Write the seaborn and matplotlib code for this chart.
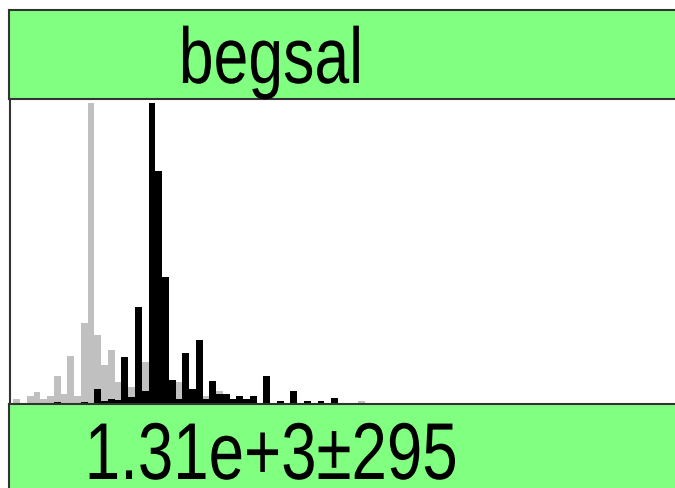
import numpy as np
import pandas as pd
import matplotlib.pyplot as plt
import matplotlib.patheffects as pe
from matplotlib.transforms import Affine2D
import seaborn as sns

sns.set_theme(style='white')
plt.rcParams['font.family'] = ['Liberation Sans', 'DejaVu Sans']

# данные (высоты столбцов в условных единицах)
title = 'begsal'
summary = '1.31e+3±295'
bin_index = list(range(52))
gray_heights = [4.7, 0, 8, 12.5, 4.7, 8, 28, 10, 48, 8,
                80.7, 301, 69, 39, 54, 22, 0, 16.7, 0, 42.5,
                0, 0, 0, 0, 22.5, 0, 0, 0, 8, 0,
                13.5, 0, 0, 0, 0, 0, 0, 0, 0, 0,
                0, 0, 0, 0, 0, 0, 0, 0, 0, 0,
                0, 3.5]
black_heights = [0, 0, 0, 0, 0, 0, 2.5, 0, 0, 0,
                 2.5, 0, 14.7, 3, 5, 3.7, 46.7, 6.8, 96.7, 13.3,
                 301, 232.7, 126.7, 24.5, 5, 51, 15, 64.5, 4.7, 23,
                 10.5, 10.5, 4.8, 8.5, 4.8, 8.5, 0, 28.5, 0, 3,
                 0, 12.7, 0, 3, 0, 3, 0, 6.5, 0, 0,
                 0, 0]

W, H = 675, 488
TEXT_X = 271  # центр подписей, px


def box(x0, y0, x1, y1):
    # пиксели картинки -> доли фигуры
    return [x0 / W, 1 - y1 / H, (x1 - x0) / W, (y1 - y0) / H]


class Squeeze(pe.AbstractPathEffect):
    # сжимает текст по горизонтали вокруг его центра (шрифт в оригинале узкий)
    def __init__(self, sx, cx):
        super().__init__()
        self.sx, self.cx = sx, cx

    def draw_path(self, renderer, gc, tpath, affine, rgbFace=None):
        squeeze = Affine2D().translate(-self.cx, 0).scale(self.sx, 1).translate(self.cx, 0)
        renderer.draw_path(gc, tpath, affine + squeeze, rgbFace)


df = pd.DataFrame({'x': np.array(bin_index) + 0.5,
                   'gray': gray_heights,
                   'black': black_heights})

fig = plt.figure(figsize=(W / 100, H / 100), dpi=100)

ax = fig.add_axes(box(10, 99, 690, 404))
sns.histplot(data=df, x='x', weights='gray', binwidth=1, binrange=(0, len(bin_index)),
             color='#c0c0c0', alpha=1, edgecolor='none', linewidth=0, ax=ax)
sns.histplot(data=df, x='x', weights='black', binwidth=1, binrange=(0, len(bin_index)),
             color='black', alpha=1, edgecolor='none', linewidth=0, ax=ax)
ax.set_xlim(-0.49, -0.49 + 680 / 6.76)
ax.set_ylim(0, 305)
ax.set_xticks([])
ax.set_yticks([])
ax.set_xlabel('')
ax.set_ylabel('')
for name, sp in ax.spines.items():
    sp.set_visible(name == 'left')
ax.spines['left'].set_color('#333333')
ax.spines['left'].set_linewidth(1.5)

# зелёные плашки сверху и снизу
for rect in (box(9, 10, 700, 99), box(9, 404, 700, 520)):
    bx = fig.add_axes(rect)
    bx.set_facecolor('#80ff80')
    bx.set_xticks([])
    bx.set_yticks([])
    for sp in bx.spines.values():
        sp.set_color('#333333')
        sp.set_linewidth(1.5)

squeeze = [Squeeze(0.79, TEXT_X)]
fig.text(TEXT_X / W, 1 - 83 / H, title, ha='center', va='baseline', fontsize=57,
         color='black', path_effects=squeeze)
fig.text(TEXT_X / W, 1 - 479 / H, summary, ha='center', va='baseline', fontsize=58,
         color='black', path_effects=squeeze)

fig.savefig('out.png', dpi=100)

+--

→ DO THIS
Write out the listing above exactly as it stands, pictures excluded.

→ WORKED SOLUTION
Write the seaborn and matplotlib code for this chart.
import numpy as np
import pandas as pd
import matplotlib.pyplot as plt
import matplotlib.patheffects as pe
from matplotlib.transforms import Affine2D
import seaborn as sns

sns.set_theme(style='white')
plt.rcParams['font.family'] = ['Liberation Sans', 'DejaVu Sans']

# данные (высоты столбцов в условных единицах)
title = 'begsal'
summary = '1.31e+3±295'
bin_index = list(range(52))
gray_heights = [4.7, 0, 8, 12.5, 4.7, 8, 28, 10, 48, 8,
                80.7, 301, 69, 39, 54, 22, 0, 16.7, 0, 42.5,
                0, 0, 0, 0, 22.5, 0, 0, 0, 8, 0,
                13.5, 0, 0, 0, 0, 0, 0, 0, 0, 0,
                0, 0, 0, 0, 0, 0, 0, 0, 0, 0,
                0, 3.5]
black_heights = [0, 0, 0, 0, 0, 0, 2.5, 0, 0, 0,
                 2.5, 0, 14.7, 3, 5, 3.7, 46.7, 6.8, 96.7, 13.3,
                 301, 232.7, 126.7, 24.5, 5, 51, 15, 64.5, 4.7, 23,
                 10.5, 10.5, 4.8, 8.5, 4.8, 8.5, 0, 28.5, 0, 3,
                 0, 12.7, 0, 3, 0, 3, 0, 6.5, 0, 0,
                 0, 0]

W, H = 675, 488
TEXT_X = 271  # центр подписей, px


def box(x0, y0, x1, y1):
    # пиксели картинки -> доли фигуры
    return [x0 / W, 1 - y1 / H, (x1 - x0) / W, (y1 - y0) / H]


class Squeeze(pe.AbstractPathEffect):
    # сжимает текст по горизонтали вокруг его центра (шрифт в оригинале узкий)
    def __init__(self, sx, cx):
        super().__init__()
        self.sx, self.cx = sx, cx

    def draw_path(self, renderer, gc, tpath, affine, rgbFace=None):
        squeeze = Affine2D().translate(-self.cx, 0).scale(self.sx, 1).translate(self.cx, 0)
        renderer.draw_path(gc, tpath, affine + squeeze, rgbFace)


df = pd.DataFrame({'x': np.array(bin_index) + 0.5,
                   'gray': gray_heights,
                   'black': black_heights})

fig = plt.figure(figsize=(W / 100, H / 100), dpi=100)

ax = fig.add_axes(box(10, 99, 690, 404))
sns.histplot(data=df, x='x', weights='gray', binwidth=1, binrange=(0, len(bin_index)),
             color='#c0c0c0', alpha=1, edgecolor='none', linewidth=0, ax=ax)
sns.histplot(data=df, x='x', weights='black', binwidth=1, binrange=(0, len(bin_index)),
             color='black', alpha=1, edgecolor='none', linewidth=0, ax=ax)
ax.set_xlim(-0.49, -0.49 + 680 / 6.76)
ax.set_ylim(0, 305)
ax.set_xticks([])
ax.set_yticks([])
ax.set_xlabel('')
ax.set_ylabel('')
for name, sp in ax.spines.items():
    sp.set_visible(name == 'left')
ax.spines['left'].set_color('#333333')
ax.spines['left'].set_linewidth(1.5)

# зелёные плашки сверху и снизу
for rect in (box(9, 10, 700, 99), box(9, 404, 700, 520)):
    bx = fig.add_axes(rect)
    bx.set_facecolor('#80ff80')
    bx.set_xticks([])
    bx.set_yticks([])
    for sp in bx.spines.values():
        sp.set_color('#333333')
        sp.set_linewidth(1.5)

squeeze = [Squeeze(0.79, TEXT_X)]
fig.text(TEXT_X / W, 1 - 83 / H, title, ha='center', va='baseline', fontsize=57,
         color='black', path_effects=squeeze)
fig.text(TEXT_X / W, 1 - 479 / H, summary, ha='center', va='baseline', fontsize=58,
         color='black', path_effects=squeeze)

fig.savefig('out.png', dpi=100)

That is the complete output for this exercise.